> [RECORDED INFORMATION]
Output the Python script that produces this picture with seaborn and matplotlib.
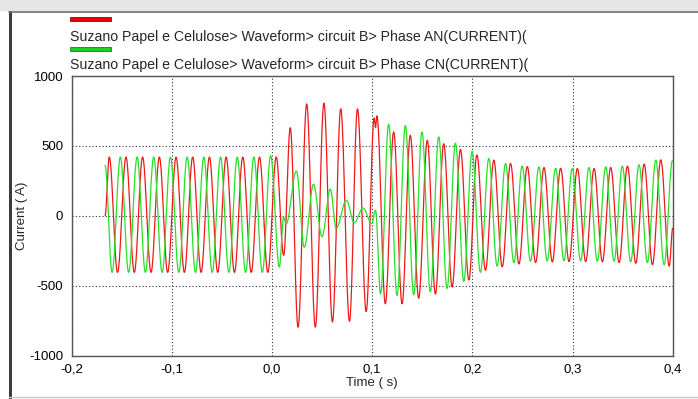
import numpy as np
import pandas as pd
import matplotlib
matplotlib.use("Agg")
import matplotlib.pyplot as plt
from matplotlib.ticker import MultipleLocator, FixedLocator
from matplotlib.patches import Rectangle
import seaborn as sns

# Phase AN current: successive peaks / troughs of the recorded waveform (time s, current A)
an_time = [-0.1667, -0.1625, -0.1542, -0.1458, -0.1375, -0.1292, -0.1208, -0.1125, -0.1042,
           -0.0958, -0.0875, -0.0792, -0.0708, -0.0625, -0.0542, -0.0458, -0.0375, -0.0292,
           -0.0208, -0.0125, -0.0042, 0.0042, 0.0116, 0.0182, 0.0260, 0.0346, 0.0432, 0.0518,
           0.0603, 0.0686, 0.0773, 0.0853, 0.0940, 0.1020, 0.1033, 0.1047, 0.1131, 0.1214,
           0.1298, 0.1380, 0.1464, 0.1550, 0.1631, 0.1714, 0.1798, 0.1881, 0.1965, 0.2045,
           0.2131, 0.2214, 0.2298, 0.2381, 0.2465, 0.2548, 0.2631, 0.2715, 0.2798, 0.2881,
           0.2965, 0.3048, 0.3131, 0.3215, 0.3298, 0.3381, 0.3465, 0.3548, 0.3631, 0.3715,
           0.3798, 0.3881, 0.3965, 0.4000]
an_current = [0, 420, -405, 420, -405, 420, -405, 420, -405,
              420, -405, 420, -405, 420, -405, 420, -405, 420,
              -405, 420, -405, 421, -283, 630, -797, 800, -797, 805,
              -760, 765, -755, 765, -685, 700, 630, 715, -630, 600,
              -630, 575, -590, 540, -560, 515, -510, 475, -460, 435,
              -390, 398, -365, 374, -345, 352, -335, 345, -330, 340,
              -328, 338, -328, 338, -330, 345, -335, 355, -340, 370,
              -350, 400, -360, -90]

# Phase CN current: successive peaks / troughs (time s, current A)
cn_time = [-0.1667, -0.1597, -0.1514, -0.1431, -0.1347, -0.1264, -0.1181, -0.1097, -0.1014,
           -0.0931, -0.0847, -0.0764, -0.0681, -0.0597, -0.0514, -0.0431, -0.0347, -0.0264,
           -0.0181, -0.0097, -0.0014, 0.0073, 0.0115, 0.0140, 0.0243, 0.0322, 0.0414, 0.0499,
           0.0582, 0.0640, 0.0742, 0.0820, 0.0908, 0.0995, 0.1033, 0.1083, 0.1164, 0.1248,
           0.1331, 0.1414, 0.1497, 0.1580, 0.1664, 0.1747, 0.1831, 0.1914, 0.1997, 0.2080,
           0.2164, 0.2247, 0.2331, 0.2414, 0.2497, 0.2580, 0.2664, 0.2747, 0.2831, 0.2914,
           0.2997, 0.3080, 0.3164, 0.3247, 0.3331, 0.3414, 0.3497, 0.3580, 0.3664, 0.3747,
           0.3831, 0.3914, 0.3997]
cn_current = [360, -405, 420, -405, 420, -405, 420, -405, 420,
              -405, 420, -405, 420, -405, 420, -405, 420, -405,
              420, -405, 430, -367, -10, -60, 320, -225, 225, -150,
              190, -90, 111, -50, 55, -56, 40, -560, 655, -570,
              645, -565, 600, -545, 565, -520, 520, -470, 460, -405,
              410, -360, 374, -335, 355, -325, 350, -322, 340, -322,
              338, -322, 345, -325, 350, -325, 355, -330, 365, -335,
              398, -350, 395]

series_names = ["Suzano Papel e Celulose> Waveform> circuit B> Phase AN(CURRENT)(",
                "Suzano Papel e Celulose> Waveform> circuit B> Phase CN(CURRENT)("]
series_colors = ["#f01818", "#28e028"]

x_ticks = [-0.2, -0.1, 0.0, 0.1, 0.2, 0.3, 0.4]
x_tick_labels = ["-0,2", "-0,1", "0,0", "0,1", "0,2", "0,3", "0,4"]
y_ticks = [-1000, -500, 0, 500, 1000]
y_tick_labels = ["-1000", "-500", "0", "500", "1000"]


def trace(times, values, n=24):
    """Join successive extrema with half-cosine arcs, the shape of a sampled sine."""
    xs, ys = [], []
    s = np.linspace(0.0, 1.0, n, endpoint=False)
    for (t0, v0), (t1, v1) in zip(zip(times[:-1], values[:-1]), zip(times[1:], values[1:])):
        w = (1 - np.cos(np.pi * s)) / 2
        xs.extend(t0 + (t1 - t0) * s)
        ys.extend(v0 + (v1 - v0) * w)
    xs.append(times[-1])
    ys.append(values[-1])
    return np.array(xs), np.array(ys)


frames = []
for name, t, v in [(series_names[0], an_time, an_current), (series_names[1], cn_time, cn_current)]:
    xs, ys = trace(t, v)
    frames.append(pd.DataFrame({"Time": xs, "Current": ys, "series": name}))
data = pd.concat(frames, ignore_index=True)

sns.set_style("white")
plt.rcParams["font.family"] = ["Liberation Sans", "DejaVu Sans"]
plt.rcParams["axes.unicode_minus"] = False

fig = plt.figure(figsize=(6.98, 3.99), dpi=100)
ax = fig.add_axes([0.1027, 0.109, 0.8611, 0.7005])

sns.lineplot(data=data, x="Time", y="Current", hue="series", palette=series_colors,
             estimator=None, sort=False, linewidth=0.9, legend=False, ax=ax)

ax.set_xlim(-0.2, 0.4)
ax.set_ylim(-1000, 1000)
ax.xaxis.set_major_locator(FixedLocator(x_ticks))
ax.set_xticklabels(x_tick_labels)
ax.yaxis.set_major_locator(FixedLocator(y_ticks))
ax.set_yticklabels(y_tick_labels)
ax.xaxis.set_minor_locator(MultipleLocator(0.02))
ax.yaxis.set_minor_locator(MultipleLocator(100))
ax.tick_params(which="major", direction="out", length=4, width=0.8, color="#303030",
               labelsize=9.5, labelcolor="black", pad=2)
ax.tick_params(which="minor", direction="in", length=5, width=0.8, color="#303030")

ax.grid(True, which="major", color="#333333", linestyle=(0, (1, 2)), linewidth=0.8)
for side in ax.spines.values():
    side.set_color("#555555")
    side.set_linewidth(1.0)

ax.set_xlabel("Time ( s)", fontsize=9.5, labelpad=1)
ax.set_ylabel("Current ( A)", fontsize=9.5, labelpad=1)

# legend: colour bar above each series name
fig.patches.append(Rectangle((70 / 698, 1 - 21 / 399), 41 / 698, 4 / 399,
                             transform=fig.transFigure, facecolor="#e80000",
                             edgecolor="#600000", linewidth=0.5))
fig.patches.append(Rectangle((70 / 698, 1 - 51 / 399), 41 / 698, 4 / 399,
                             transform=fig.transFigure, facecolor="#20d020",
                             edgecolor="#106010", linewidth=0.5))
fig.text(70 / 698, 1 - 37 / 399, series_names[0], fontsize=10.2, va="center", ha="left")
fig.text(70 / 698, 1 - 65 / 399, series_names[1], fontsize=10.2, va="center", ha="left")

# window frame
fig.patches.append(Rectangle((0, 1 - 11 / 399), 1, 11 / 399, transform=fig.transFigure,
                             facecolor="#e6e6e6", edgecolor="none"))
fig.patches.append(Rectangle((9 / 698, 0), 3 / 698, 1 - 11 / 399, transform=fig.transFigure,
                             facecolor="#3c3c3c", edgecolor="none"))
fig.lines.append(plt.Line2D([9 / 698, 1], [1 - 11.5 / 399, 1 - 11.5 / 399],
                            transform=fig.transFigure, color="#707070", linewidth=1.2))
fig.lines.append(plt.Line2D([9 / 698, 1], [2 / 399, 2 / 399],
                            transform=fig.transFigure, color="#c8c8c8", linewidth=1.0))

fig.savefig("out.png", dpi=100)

> [YOUR GOAL]
Write the listing above out again exactly, dropping each image.

> [THE SOLUTION]
Output the Python script that produces this picture with seaborn and matplotlib.
import numpy as np
import pandas as pd
import matplotlib
matplotlib.use("Agg")
import matplotlib.pyplot as plt
from matplotlib.ticker import MultipleLocator, FixedLocator
from matplotlib.patches import Rectangle
import seaborn as sns

# Phase AN current: successive peaks / troughs of the recorded waveform (time s, current A)
an_time = [-0.1667, -0.1625, -0.1542, -0.1458, -0.1375, -0.1292, -0.1208, -0.1125, -0.1042,
           -0.0958, -0.0875, -0.0792, -0.0708, -0.0625, -0.0542, -0.0458, -0.0375, -0.0292,
           -0.0208, -0.0125, -0.0042, 0.0042, 0.0116, 0.0182, 0.0260, 0.0346, 0.0432, 0.0518,
           0.0603, 0.0686, 0.0773, 0.0853, 0.0940, 0.1020, 0.1033, 0.1047, 0.1131, 0.1214,
           0.1298, 0.1380, 0.1464, 0.1550, 0.1631, 0.1714, 0.1798, 0.1881, 0.1965, 0.2045,
           0.2131, 0.2214, 0.2298, 0.2381, 0.2465, 0.2548, 0.2631, 0.2715, 0.2798, 0.2881,
           0.2965, 0.3048, 0.3131, 0.3215, 0.3298, 0.3381, 0.3465, 0.3548, 0.3631, 0.3715,
           0.3798, 0.3881, 0.3965, 0.4000]
an_current = [0, 420, -405, 420, -405, 420, -405, 420, -405,
              420, -405, 420, -405, 420, -405, 420, -405, 420,
              -405, 420, -405, 421, -283, 630, -797, 800, -797, 805,
              -760, 765, -755, 765, -685, 700, 630, 715, -630, 600,
              -630, 575, -590, 540, -560, 515, -510, 475, -460, 435,
              -390, 398, -365, 374, -345, 352, -335, 345, -330, 340,
              -328, 338, -328, 338, -330, 345, -335, 355, -340, 370,
              -350, 400, -360, -90]

# Phase CN current: successive peaks / troughs (time s, current A)
cn_time = [-0.1667, -0.1597, -0.1514, -0.1431, -0.1347, -0.1264, -0.1181, -0.1097, -0.1014,
           -0.0931, -0.0847, -0.0764, -0.0681, -0.0597, -0.0514, -0.0431, -0.0347, -0.0264,
           -0.0181, -0.0097, -0.0014, 0.0073, 0.0115, 0.0140, 0.0243, 0.0322, 0.0414, 0.0499,
           0.0582, 0.0640, 0.0742, 0.0820, 0.0908, 0.0995, 0.1033, 0.1083, 0.1164, 0.1248,
           0.1331, 0.1414, 0.1497, 0.1580, 0.1664, 0.1747, 0.1831, 0.1914, 0.1997, 0.2080,
           0.2164, 0.2247, 0.2331, 0.2414, 0.2497, 0.2580, 0.2664, 0.2747, 0.2831, 0.2914,
           0.2997, 0.3080, 0.3164, 0.3247, 0.3331, 0.3414, 0.3497, 0.3580, 0.3664, 0.3747,
           0.3831, 0.3914, 0.3997]
cn_current = [360, -405, 420, -405, 420, -405, 420, -405, 420,
              -405, 420, -405, 420, -405, 420, -405, 420, -405,
              420, -405, 430, -367, -10, -60, 320, -225, 225, -150,
              190, -90, 111, -50, 55, -56, 40, -560, 655, -570,
              645, -565, 600, -545, 565, -520, 520, -470, 460, -405,
              410, -360, 374, -335, 355, -325, 350, -322, 340, -322,
              338, -322, 345, -325, 350, -325, 355, -330, 365, -335,
              398, -350, 395]

series_names = ["Suzano Papel e Celulose> Waveform> circuit B> Phase AN(CURRENT)(",
                "Suzano Papel e Celulose> Waveform> circuit B> Phase CN(CURRENT)("]
series_colors = ["#f01818", "#28e028"]

x_ticks = [-0.2, -0.1, 0.0, 0.1, 0.2, 0.3, 0.4]
x_tick_labels = ["-0,2", "-0,1", "0,0", "0,1", "0,2", "0,3", "0,4"]
y_ticks = [-1000, -500, 0, 500, 1000]
y_tick_labels = ["-1000", "-500", "0", "500", "1000"]


def trace(times, values, n=24):
    """Join successive extrema with half-cosine arcs, the shape of a sampled sine."""
    xs, ys = [], []
    s = np.linspace(0.0, 1.0, n, endpoint=False)
    for (t0, v0), (t1, v1) in zip(zip(times[:-1], values[:-1]), zip(times[1:], values[1:])):
        w = (1 - np.cos(np.pi * s)) / 2
        xs.extend(t0 + (t1 - t0) * s)
        ys.extend(v0 + (v1 - v0) * w)
    xs.append(times[-1])
    ys.append(values[-1])
    return np.array(xs), np.array(ys)


frames = []
for name, t, v in [(series_names[0], an_time, an_current), (series_names[1], cn_time, cn_current)]:
    xs, ys = trace(t, v)
    frames.append(pd.DataFrame({"Time": xs, "Current": ys, "series": name}))
data = pd.concat(frames, ignore_index=True)

sns.set_style("white")
plt.rcParams["font.family"] = ["Liberation Sans", "DejaVu Sans"]
plt.rcParams["axes.unicode_minus"] = False

fig = plt.figure(figsize=(6.98, 3.99), dpi=100)
ax = fig.add_axes([0.1027, 0.109, 0.8611, 0.7005])

sns.lineplot(data=data, x="Time", y="Current", hue="series", palette=series_colors,
             estimator=None, sort=False, linewidth=0.9, legend=False, ax=ax)

ax.set_xlim(-0.2, 0.4)
ax.set_ylim(-1000, 1000)
ax.xaxis.set_major_locator(FixedLocator(x_ticks))
ax.set_xticklabels(x_tick_labels)
ax.yaxis.set_major_locator(FixedLocator(y_ticks))
ax.set_yticklabels(y_tick_labels)
ax.xaxis.set_minor_locator(MultipleLocator(0.02))
ax.yaxis.set_minor_locator(MultipleLocator(100))
ax.tick_params(which="major", direction="out", length=4, width=0.8, color="#303030",
               labelsize=9.5, labelcolor="black", pad=2)
ax.tick_params(which="minor", direction="in", length=5, width=0.8, color="#303030")

ax.grid(True, which="major", color="#333333", linestyle=(0, (1, 2)), linewidth=0.8)
for side in ax.spines.values():
    side.set_color("#555555")
    side.set_linewidth(1.0)

ax.set_xlabel("Time ( s)", fontsize=9.5, labelpad=1)
ax.set_ylabel("Current ( A)", fontsize=9.5, labelpad=1)

# legend: colour bar above each series name
fig.patches.append(Rectangle((70 / 698, 1 - 21 / 399), 41 / 698, 4 / 399,
                             transform=fig.transFigure, facecolor="#e80000",
                             edgecolor="#600000", linewidth=0.5))
fig.patches.append(Rectangle((70 / 698, 1 - 51 / 399), 41 / 698, 4 / 399,
                             transform=fig.transFigure, facecolor="#20d020",
                             edgecolor="#106010", linewidth=0.5))
fig.text(70 / 698, 1 - 37 / 399, series_names[0], fontsize=10.2, va="center", ha="left")
fig.text(70 / 698, 1 - 65 / 399, series_names[1], fontsize=10.2, va="center", ha="left")

# window frame
fig.patches.append(Rectangle((0, 1 - 11 / 399), 1, 11 / 399, transform=fig.transFigure,
                             facecolor="#e6e6e6", edgecolor="none"))
fig.patches.append(Rectangle((9 / 698, 0), 3 / 698, 1 - 11 / 399, transform=fig.transFigure,
                             facecolor="#3c3c3c", edgecolor="none"))
fig.lines.append(plt.Line2D([9 / 698, 1], [1 - 11.5 / 399, 1 - 11.5 / 399],
                            transform=fig.transFigure, color="#707070", linewidth=1.2))
fig.lines.append(plt.Line2D([9 / 698, 1], [2 / 399, 2 / 399],
                            transform=fig.transFigure, color="#c8c8c8", linewidth=1.0))

fig.savefig("out.png", dpi=100)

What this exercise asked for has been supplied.